Ma come è possibile tutto ciò? La risposta è scoraggiante nella sua semplicità: adesso è previsto un termine di dieci anni per recuperare il denaro. In tal modo una parte dei crediti passa in cavalleria. Il rimedio potrebbe essere che l’esecuzione, invece di essere affidata alle amministrazioni danneggiate, potrebbe essere lasciata alle Procure della Corte dei Conti. Lo Stato non è un creditore capace. Ci sono i pignoramenti, ma anche gli eventuali sequestri rischiano di arrivare quando ormai i beni sono stati nascosti.

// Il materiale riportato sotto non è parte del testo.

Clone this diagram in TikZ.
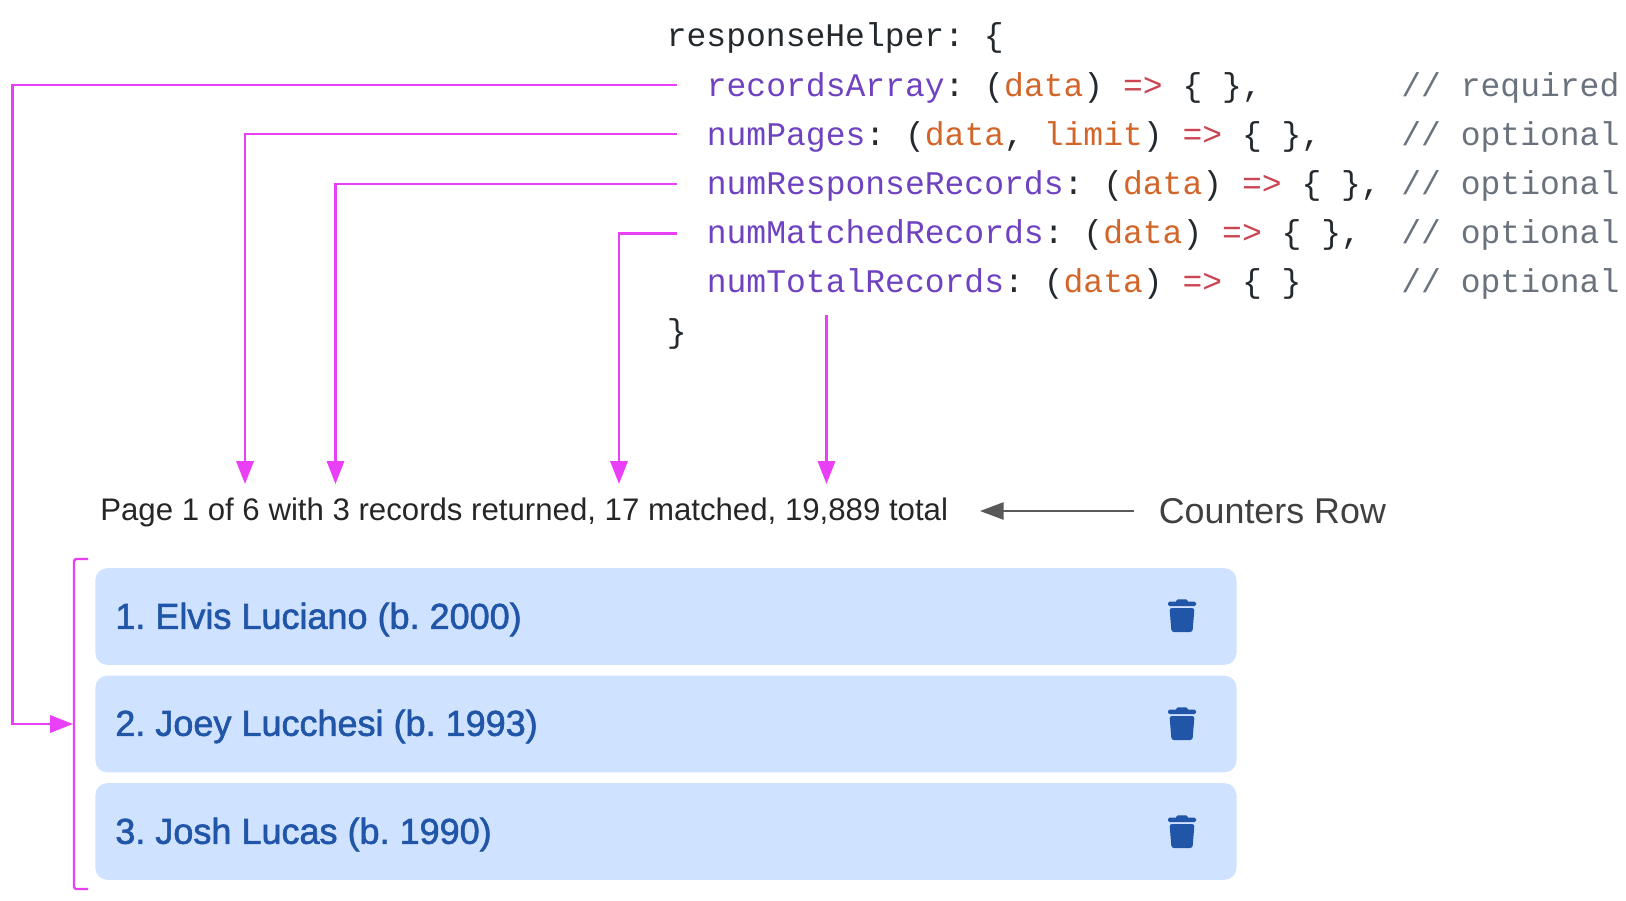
\documentclass[tikz,border=0pt]{standalone}
\usepackage{fontspec}
\usetikzlibrary{arrows.meta}
\setmainfont{Liberation Sans}
\setmonofont{Liberation Mono}
\newfontfamily\rowfont[FakeBold=1.6]{Liberation Sans}
\frenchspacing
\definecolor{linkpink}{HTML}{E93FF6}
\definecolor{notegray}{HTML}{595959}
\definecolor{codeblack}{HTML}{24292E}
\definecolor{codepurple}{HTML}{6F42C1}
\definecolor{codeorange}{HTML}{D2652A}
\definecolor{codered}{HTML}{CB4452}
\definecolor{codegray}{HTML}{6A737D}
\definecolor{rowfill}{HTML}{CFE2FF}
\definecolor{rowtext}{HTML}{2055A8}
\newcommand{\keyname}[1]{\textcolor{codepurple}{#1}}
\newcommand{\argname}[1]{\textcolor{codeorange}{#1}}
\newcommand{\fatarrow}{\textcolor{codered}{=>}}
\tikzset{
  codeline/.style={anchor=base west, inner sep=0pt, text=codeblack,
    font=\ttfamily\fontsize{18.8pt}{22pt}\selectfont},
  commentline/.style={codeline, text=codegray},
  linkarrow/.style={draw=linkpink, line width=1.4pt,
    -{Triangle[length=13pt, width=9.8pt, fill=linkpink]}},
  rowbox/.style={draw=none, fill=rowfill, rounded corners=6.8pt, inner sep=0pt,
    minimum width=649.5pt, minimum height=55pt, anchor=west},
  rowlabel/.style={anchor=base west, inner sep=0pt, text=rowtext,
    font=\rowfont\fontsize{20.5pt}{24pt}\selectfont},
  trash/.pic={
    \fill[rowtext, rounded corners=0.8pt] (-14,-14.3) rectangle (14,-10);
    \fill[rowtext, rounded corners=1pt] (-6,-11) rectangle (6,-16.7);
    \fill[rowtext, rounded corners=1.4pt] (-12.5,-8) -- (12.5,-8) -- (10.5,16) -- (-10.5,16) -- cycle;
  }
}
\begin{document}
\begin{tikzpicture}[x=0.02cm, y=-0.02cm, line cap=butt]
  \useasboundingbox (0,0) rectangle (1626,900);
  % Code block.
  \node[codeline] (helperOpen) at (666.5,46) {responseHelper: \{};
  \node[codeline] (recordsArray) at (706.5,96) {\keyname{recordsArray}: (\argname{data}) \fatarrow{} \{ \},};
  \node[codeline] (numPages) at (706.5,145.5) {\keyname{numPages}: (\argname{data}, \argname{limit}) \fatarrow{} \{ \},};
  \node[codeline] (numResponse) at (706.5,194.5) {\keyname{numResponseRecords}: (\argname{data}) \fatarrow{} \{ \},};
  \node[codeline] (numMatched) at (706.5,243.5) {\keyname{numMatchedRecords}: (\argname{data}) \fatarrow{} \{ \},};
  \node[codeline] (numTotal) at (706.5,292.5) {\keyname{numTotalRecords}: (\argname{data}) \fatarrow{} \{ \}};
  \node[codeline] (helperClose) at (666.5,342) {\}};
  % Comments column.
  \node[commentline] (noteRecords) at (1401,96) {// required};
  \node[commentline] (notePages) at (1401,145.5) {// optional};
  \node[commentline] (noteResponse) at (1401,194.5) {// optional};
  \node[commentline] (noteMatched) at (1401,243.5) {// optional};
  \node[commentline] (noteTotal) at (1401,292.5) {// optional};
  % Counters row.
  \node[anchor=base west, inner sep=0pt, text=black!85, font=\fontsize{17.75pt}{21pt}\selectfont] (counters) at (100,520)
    {Page 1 of 6 with 3 records returned, 17 matched, 19,889 total};
  \node[anchor=base west, inner sep=0pt, text=black!75, font=\fontsize{20.4pt}{24pt}\selectfont] (countersRow) at (1158.5,523.5) {Counters Row};
  % List rows.
  \node[rowbox] (rowOne) at (95,616.5) {};
  \node[rowbox] (rowTwo) at (95,724) {};
  \node[rowbox] (rowThree) at (95,831.5) {};
  \node[rowlabel] (labelOne) at (115,628.8) {1. Elvis Luciano (b. 2000)};
  \node[rowlabel] (labelTwo) at (115,735.8) {2. Joey Lucchesi (b. 1993)};
  \node[rowlabel] (labelThree) at (115,843.8) {3. Josh Lucas (b. 1990)};
  \pic at (1182,616) {trash};
  \pic at (1182,724) {trash};
  \pic at (1182,832) {trash};
  % Arrow ends.
  \coordinate (recordsStart) at (677,85);
  \coordinate (pagesStart) at (677,134);
  \coordinate (responseStart) at (677,184);
  \coordinate (matchedStart) at (677,233.5);
  \coordinate (totalStart) at (826.5,315);
  \coordinate (pagesTip) at (245,484);
  \coordinate (responseTip) at (335.5,484);
  \coordinate (matchedTip) at (619,484);
  \coordinate (totalTip) at (826.5,484);
  \coordinate (cornerLeft) at (12.5,724);
  \coordinate (listTip) at (73,724);
  \coordinate (bracketTop) at (88,559);
  \coordinate (bracketBottom) at (88,889);
  % Arrows from the code to the counters.
  \draw[linkarrow] (pagesStart) -| (pagesTip);
  \draw[linkarrow] (responseStart) -| (responseTip);
  \draw[linkarrow] (matchedStart) -| (matchedTip);
  \draw[linkarrow] (totalStart) -- (totalTip);
  % Arrow to the list, with its bracket.
  \draw[linkarrow] (recordsStart) -| (cornerLeft) -- (listTip);
  \draw[draw=linkpink, line width=1.4pt, rounded corners=1pt] (bracketTop) -- (74,559) -- (74,889) -- (bracketBottom);
  % Counters Row pointer.
  \coordinate (pointerTip) at (980,511);
  \coordinate (pointerStart) at (1134,511);
  \draw[draw=notegray, line width=1.3pt, -{Triangle[length=13.5pt, width=9.8pt, fill=notegray]}] (pointerStart) -- (pointerTip);
\end{tikzpicture}
\end{document}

Con la normativa e la giurisprudenza attuali al massimo si può pignorare un quinto dello stipendio. Qui lo Stato si dimostra di nuovo benevolo: prendiamo il caso di un funzionario colpevole di peculato e per questo licenziato. Le Corti dei Conti più di una volta hanno puntato sulla liquidazione. Ma niente da fare. Il dipendente pubblico che ha truffato lo Stato ha diritto al trattamento di fine rapporto. Al massimo decurtato di un quinto. Tante garanzie per i debitori, poche per il creditore, lo Stato e i cittadini. Per non parlare, poi, dei pubblici amministratori. In conclusione solo uno Stato che sappia essere forte ed efficace può dirsi degno di chiamarsi con tale nome. Ma, forse, il bicchiere di cicuta non l’abbiamo bevuto fino in fondo. Forse, dovremo ancora attendere che le risate di un comico alla guida del Paese sotterrino tutti.